### WHAT IS NEEDED
From the first line of the data down to and including the line with "import seaborn as sns", copy everything exactly, leaving out pictures.

### RECORDED INFORMATION
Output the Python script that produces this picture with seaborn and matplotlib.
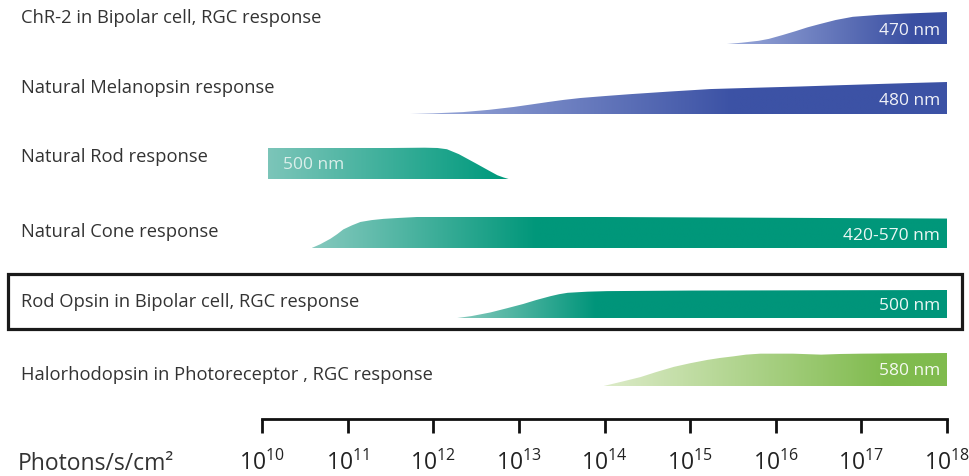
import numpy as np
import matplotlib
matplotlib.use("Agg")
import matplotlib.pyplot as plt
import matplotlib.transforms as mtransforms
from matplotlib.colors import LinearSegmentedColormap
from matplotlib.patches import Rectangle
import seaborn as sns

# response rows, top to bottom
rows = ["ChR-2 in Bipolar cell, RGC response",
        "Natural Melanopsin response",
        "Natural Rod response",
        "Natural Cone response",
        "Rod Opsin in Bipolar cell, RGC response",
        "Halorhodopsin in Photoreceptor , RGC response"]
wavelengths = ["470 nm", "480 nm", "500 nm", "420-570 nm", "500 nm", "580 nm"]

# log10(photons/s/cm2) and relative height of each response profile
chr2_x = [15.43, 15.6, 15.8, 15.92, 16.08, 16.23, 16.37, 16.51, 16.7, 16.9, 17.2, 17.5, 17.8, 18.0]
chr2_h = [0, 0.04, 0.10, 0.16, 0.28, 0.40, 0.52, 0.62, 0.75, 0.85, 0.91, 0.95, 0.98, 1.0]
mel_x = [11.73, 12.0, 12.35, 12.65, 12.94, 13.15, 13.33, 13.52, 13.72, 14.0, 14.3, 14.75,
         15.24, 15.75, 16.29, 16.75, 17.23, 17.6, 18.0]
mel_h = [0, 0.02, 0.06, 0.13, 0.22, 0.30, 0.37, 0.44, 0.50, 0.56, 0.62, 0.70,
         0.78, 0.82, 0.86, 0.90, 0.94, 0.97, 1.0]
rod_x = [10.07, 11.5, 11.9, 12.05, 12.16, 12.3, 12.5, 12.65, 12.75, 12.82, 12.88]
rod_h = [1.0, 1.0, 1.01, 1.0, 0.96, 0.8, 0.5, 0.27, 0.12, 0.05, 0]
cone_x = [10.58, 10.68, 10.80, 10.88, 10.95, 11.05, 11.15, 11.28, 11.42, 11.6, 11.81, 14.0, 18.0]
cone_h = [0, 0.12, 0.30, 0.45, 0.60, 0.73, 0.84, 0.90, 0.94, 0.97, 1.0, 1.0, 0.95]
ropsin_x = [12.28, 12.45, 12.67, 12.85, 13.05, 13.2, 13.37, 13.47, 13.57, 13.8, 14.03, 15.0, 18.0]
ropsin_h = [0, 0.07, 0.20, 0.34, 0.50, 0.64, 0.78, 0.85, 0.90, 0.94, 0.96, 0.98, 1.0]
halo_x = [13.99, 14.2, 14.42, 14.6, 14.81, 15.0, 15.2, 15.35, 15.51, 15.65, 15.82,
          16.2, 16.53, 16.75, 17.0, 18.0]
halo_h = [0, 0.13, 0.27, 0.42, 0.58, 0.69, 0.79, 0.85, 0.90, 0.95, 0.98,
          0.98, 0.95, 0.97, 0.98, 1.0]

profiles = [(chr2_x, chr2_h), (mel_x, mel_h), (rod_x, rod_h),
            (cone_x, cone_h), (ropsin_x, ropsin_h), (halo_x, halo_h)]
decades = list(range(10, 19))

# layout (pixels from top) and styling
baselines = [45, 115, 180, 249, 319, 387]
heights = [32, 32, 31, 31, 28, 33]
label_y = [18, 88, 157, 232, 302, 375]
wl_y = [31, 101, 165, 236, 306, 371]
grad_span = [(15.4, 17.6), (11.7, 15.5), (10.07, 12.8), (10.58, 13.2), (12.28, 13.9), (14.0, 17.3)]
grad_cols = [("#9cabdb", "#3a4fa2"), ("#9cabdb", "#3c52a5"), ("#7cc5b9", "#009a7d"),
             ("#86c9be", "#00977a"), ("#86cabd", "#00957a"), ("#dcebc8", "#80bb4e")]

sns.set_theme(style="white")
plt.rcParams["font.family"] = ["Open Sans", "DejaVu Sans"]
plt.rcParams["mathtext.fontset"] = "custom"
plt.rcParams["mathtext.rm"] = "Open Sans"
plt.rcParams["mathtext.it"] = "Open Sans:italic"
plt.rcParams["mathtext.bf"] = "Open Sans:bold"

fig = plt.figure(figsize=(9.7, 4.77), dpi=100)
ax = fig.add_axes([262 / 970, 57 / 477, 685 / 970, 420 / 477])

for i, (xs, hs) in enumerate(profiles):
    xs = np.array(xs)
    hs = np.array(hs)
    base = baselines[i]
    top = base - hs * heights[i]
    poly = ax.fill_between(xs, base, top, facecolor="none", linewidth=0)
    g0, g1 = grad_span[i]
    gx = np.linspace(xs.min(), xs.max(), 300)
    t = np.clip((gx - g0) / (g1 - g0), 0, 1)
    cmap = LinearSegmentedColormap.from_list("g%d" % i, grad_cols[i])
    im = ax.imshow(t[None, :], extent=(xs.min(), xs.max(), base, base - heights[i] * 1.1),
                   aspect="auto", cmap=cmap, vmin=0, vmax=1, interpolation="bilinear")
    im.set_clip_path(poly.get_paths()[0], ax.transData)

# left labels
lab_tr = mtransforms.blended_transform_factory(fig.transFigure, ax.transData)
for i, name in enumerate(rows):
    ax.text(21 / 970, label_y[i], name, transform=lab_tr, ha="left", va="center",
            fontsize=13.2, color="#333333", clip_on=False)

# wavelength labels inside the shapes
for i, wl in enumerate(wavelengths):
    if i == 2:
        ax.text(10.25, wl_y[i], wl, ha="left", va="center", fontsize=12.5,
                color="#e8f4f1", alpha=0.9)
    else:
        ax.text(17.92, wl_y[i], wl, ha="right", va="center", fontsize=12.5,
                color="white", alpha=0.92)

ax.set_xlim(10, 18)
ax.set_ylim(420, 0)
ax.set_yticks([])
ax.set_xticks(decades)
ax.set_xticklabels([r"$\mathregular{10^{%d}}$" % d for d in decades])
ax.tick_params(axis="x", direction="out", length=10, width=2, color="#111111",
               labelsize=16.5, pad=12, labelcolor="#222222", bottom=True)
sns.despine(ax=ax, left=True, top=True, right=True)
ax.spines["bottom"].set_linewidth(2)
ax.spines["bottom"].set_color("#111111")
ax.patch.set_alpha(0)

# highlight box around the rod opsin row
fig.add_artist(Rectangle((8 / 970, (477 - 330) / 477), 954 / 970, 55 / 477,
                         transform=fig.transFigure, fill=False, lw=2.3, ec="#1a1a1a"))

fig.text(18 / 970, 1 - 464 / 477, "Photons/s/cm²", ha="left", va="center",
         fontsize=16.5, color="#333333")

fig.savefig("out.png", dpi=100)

### WRITTEN ANSWER
Output the Python script that produces this picture with seaborn and matplotlib.
import numpy as np
import matplotlib
matplotlib.use("Agg")
import matplotlib.pyplot as plt
import matplotlib.transforms as mtransforms
from matplotlib.colors import LinearSegmentedColormap
from matplotlib.patches import Rectangle
import seaborn as sns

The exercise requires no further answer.